Army of Barbies













Amelia Vega
Amelia Vega was crowned Miss Universe on June 3.

At the young age of 18 and with the above average height of a woman, 6'1 Amelia Vega won the crown of Miss Universe as Miss Dominican Republic. As fellow Dominicans cheered for the Hispanic goddess on June 3, 2003, Vega thanked God and her family for all the love and support she had been granted to win the royal crown. She promised to fulfill all the required duties needed to fit her role, while she continues to support the fight against AIDS. The crowning of Vega as Miss Universe was a fairy tale ending for many Dominicans, which acknowledged us as visible individuals within our society.

As a Dominican American living in New York City, I see that we're recognized as merely Latinos who live in Washington Heights, creating violence and havoc -- the typical stereotype. Unlike most nationalities, which seem to have a positive icon to represent them, we have very few fellow Dominicans who stand out to prove we also have positive goals and dreams. Therefore, when Vega became the first Dominican to win the crown for Miss Universe, many Dominicans applauded her accomplishment. However, I was disappointed that a greater achievement couldn't be accomplished by my people.

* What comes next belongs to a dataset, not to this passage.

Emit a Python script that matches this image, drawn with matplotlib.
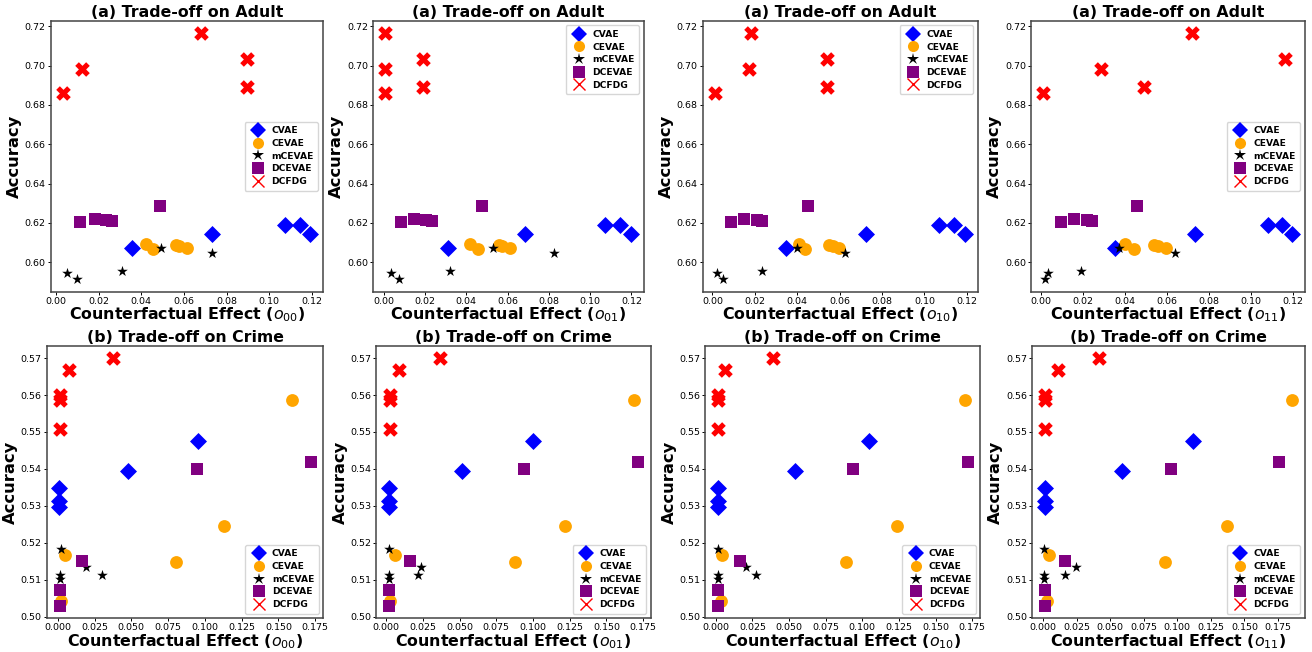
import matplotlib
matplotlib.use("Agg")
import matplotlib.pyplot as plt
from matplotlib.lines import Line2D
from matplotlib.ticker import MultipleLocator

methods = ["CVAE", "CEVAE", "mCEVAE", "DCEVAE", "DCFDG"]

# accuracy (same for every effect type)
adult_y = {
    "CVAE": [0.607, 0.6145, 0.619, 0.619, 0.6145],
    "CEVAE": [0.6093, 0.6068, 0.6085, 0.608, 0.6071],
    "mCEVAE": [0.5947, 0.5912, 0.5953, 0.6073, 0.6044],
    "DCEVAE": [0.6203, 0.6217, 0.6212, 0.6207, 0.6283],
    "DCFDG": [0.6861, 0.6983, 0.7166, 0.7034, 0.689],
}
crime_y = {
    "CVAE": [0.5348, 0.5312, 0.5297, 0.5394, 0.5475],
    "CEVAE": [0.5586, 0.5245, 0.5147, 0.5167, 0.5041],
    "mCEVAE": [0.5184, 0.5114, 0.5103, 0.5135, 0.5112],
    "DCEVAE": [0.5073, 0.5029, 0.515, 0.540, 0.5418],
    "DCFDG": [0.5599, 0.5586, 0.5507, 0.5668, 0.570],
}

# counterfactual effects, adult
adult_o00 = {
    "CVAE": [0.0355, 0.0733, 0.1075, 0.1145, 0.1192],
    "CEVAE": [0.0424, 0.0454, 0.0562, 0.0579, 0.0614],
    "mCEVAE": [0.0054, 0.0099, 0.0312, 0.0494, 0.073],
    "DCEVAE": [0.0115, 0.0182, 0.0236, 0.0263, 0.049],
    "DCFDG": [0.0034, 0.0124, 0.0678, 0.0895, 0.0895],
}
adult_o01 = {
    "CVAE": [0.031, 0.0687, 0.107, 0.1146, 0.12],
    "CEVAE": [0.0419, 0.0459, 0.056, 0.0572, 0.061],
    "mCEVAE": [0.0036, 0.0076, 0.032, 0.053, 0.0823],
    "DCEVAE": [0.0084, 0.0149, 0.0205, 0.0233, 0.0474],
    "DCFDG": [0.0008, 0.0008, 0.0008, 0.0189, 0.0189],
}
adult_o10 = {
    "CVAE": [0.0346, 0.0725, 0.107, 0.114, 0.1192],
    "CEVAE": [0.0409, 0.0437, 0.055, 0.0568, 0.0598],
    "mCEVAE": [0.002, 0.0049, 0.0233, 0.0399, 0.0626],
    "DCEVAE": [0.0088, 0.0149, 0.0209, 0.0233, 0.0453],
    "DCFDG": [0.0013, 0.0171, 0.0181, 0.054, 0.054],
}
adult_o11 = {
    "CVAE": [0.0351, 0.0734, 0.108, 0.1146, 0.1197],
    "CEVAE": [0.0402, 0.0444, 0.054, 0.0559, 0.0595],
    "mCEVAE": [0.0031, 0.002, 0.0189, 0.0372, 0.0638],
    "DCEVAE": [0.0094, 0.0159, 0.0217, 0.0244, 0.0457],
    "DCFDG": [0.0011, 0.0283, 0.0718, 0.1162, 0.0491],
}

# counterfactual effects, crime
crime_o00 = {
    "CVAE": [0.001, 0.001, 0.001, 0.0477, 0.0955],
    "CEVAE": [0.1595, 0.1127, 0.0802, 0.0052, 0.0025],
    "mCEVAE": [0.0023, 0.0018, 0.0018, 0.0195, 0.0302],
    "DCEVAE": [0.0018, 0.0018, 0.0166, 0.095, 0.172],
    "DCFDG": [0.0018, 0.0018, 0.0018, 0.0075, 0.0377],
}
crime_o01 = {
    "CVAE": [0.0018, 0.0018, 0.0018, 0.0516, 0.0998],
    "CEVAE": [0.1689, 0.1218, 0.088, 0.0057, 0.0027],
    "mCEVAE": [0.0018, 0.0018, 0.0018, 0.0234, 0.0216],
    "DCEVAE": [0.0018, 0.0018, 0.0161, 0.0939, 0.1716],
    "DCFDG": [0.0023, 0.0023, 0.0023, 0.0086, 0.037],
}
crime_o10 = {
    "CVAE": [0.0018, 0.0018, 0.0018, 0.054, 0.1048],
    "CEVAE": [0.1703, 0.1235, 0.0889, 0.0046, 0.0034],
    "mCEVAE": [0.0014, 0.0014, 0.0014, 0.0205, 0.0278],
    "DCEVAE": [0.0018, 0.0018, 0.0164, 0.0939, 0.172],
    "DCFDG": [0.0018, 0.0018, 0.0018, 0.0064, 0.0392],
}
crime_o11 = {
    "CVAE": [0.0012, 0.0012, 0.0012, 0.059, 0.1118],
    "CEVAE": [0.1856, 0.137, 0.0907, 0.0044, 0.003],
    "mCEVAE": [0.001, 0.001, 0.001, 0.0246, 0.0165],
    "DCEVAE": [0.0012, 0.0012, 0.016, 0.0951, 0.1758],
    "DCFDG": [0.0017, 0.0017, 0.0012, 0.011, 0.0415],
}

colors = {"CVAE": "blue", "CEVAE": "orange", "mCEVAE": "black",
          "DCEVAE": "purple", "DCFDG": "red"}
markers = {"CVAE": "D", "CEVAE": "o", "mCEVAE": "*", "DCEVAE": "s", "DCFDG": "X"}
sizes = {"CVAE": 75, "CEVAE": 85, "mCEVAE": 65, "DCEVAE": 75, "DCFDG": 110}
leg_markers = {"CVAE": "D", "CEVAE": "o", "mCEVAE": "*", "DCEVAE": "s", "DCFDG": "x"}

# (data x, data y, title, subscript, legend loc, axes rect in px: left, right, top, bottom)
panels = [
    (adult_o00, adult_y, "(a) Trade-off on Adult", "00", "center right", (50.7, 322.7, 20.7, 291.7)),
    (adult_o01, adult_y, "(a) Trade-off on Adult", "01", "upper right", (373, 643.7, 20.7, 291.7)),
    (adult_o10, adult_y, "(a) Trade-off on Adult", "10", "upper right", (702.7, 977.7, 20.7, 291.7)),
    (adult_o11, adult_y, "(a) Trade-off on Adult", "11", "center right", (1031, 1304.7, 20.7, 291.7)),
    (crime_o00, crime_y, "(b) Trade-off on Crime", "00", "lower right", (46.7, 323.3, 345.7, 618.3)),
    (crime_o01, crime_y, "(b) Trade-off on Crime", "01", "lower right", (376.3, 650.7, 345.7, 618.3)),
    (crime_o10, crime_y, "(b) Trade-off on Crime", "10", "lower right", (705.3, 980.3, 345.7, 618.3)),
    (crime_o11, crime_y, "(b) Trade-off on Crime", "11", "lower right", (1032, 1304.7, 345.7, 618.3)),
]

W, H = 1312, 652
fig = plt.figure(figsize=(W / 100, H / 100), dpi=100)

for i, (xd, yd, title, sub, loc, r) in enumerate(panels):
    ax = fig.add_axes([r[0] / W, (H - r[3]) / H, (r[1] - r[0]) / W, (r[3] - r[2]) / H])
    for m in methods:
        ax.scatter(xd[m], yd[m], c=colors[m], marker=markers[m], s=sizes[m],
                   linewidths=0)
    ax.set_title(title, fontsize=11.3, fontweight="bold", pad=3)
    ax.set_xlabel("Counterfactual Effect ($o_{" + sub + "}$)", fontsize=11.4,
                  fontweight="bold", labelpad=0)
    ax.set_ylabel("Accuracy", fontsize=11.8, fontweight="bold", labelpad=2)
    if i < 4:
        ax.xaxis.set_major_locator(MultipleLocator(0.02))
        ax.yaxis.set_major_locator(MultipleLocator(0.02))
    else:
        ax.xaxis.set_major_locator(MultipleLocator(0.025))
        ax.yaxis.set_major_locator(MultipleLocator(0.01))
    ax.xaxis.set_major_formatter(plt.FormatStrFormatter("%.2f" if i < 4 else "%.3f"))
    ax.yaxis.set_major_formatter(plt.FormatStrFormatter("%.2f"))
    ax.tick_params(labelsize=6.8, length=2, width=0.7, pad=1.5)
    for sp in ax.spines.values():
        sp.set_linewidth(1.1)
        sp.set_color("#444444")

    handles = []
    for m in methods:
        handles.append(Line2D([], [], linestyle="none", marker=leg_markers[m],
                              color=colors[m], markersize=8 if m != "mCEVAE" else 9,
                              markeredgewidth=1.0 if m == "DCFDG" else 0))
    ax.legend(handles, methods, loc=loc, prop={"weight": "bold", "size": 6.6},
              handletextpad=0.4, labelspacing=0.4, borderpad=0.5)

fig.savefig("out.png", dpi=100)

While all congratulated Vega for her hard work and effort, her victory was not seen as a positive event by me. I am saddened to see that not even my own people can realize how beauty pageants affect us within our society. While it's true that Vega's role as Miss Universe makes Dominicans more visible, Miss Universe is not an empowering role for women and does more harm than good.

The great tragedy of Miss Universe lies behind the army of live Barbies in the pageant. These women don't have a voice of their own; they are dolls trained to speak with near-perfect structure, damage their cheekbones with plastered smiles, and totter around on dangerously high heels. These women present themselves to millions of television viewers, who will judge them on their looks and not on what lies beneath their plastic shell.

While millions of girls are hitting the books to attend decent colleges and earn scholarships, these dolls are granted full-fledge checks for having the most amount of makeup applied on their skins. If you happened to watch the Miss Universe pageant, you may have noticed that when the contestants wore bathing suits, the skin tones on their faces didn't match the tone of the rest of their bodies. Intelligent, average-looking hard workers are never fully acknowledged for their efforts, while participants of a glamour boot camp are crowned as royalty.

What saddens me most about the Miss Universe pageant is the distribution of money for this contest. According to ABC News Online, the government of Panama, who hosted this year's Miss Universe event, spent nine million dollars on the event. At the same time, 40% of the Panamanian population lives in poverty. That's nine millions dollars that could have fed hungry people, but was instead spent on beauty queens.

The ideal woman is not someone who will try to look her best just to win the hearts of people. A real woman is proud of her natural looks, yet she is not afraid to be sexy. She has the sweat of manual labor dripping from her forehead. She is found hitting the books, not in the bathroom throwing up to lose a few pounds. Before she learns to respect others and become of aid, she loves herself first. She doesn't need the praises of a man, rather the wisdom of a mother. Above all, she speaks her mind, and doesn't recite words like a trainee. This is the person I want to represent the universe.

I believe that changing the image of the ideal woman will help Dominicans. If we are the first ethnic group that can portray inner beauty as a gift, then society will become more accepting of all types of women, rather than only a makeup infested one. If Miss Dominican equally showed off her intelligence and her beauty, it would have proved to the world that intelligence is what makes a person stand out as a positive icon in society. People would be able to see Dominicans as smart, capable, and successful. Young Dominicans would have a role model, and above all, Miss Dominican would help break down the stereotypes that haunt Dominicans within our neighborhoods.

Stephanie Nolasco is a 17-year-old student from New York City.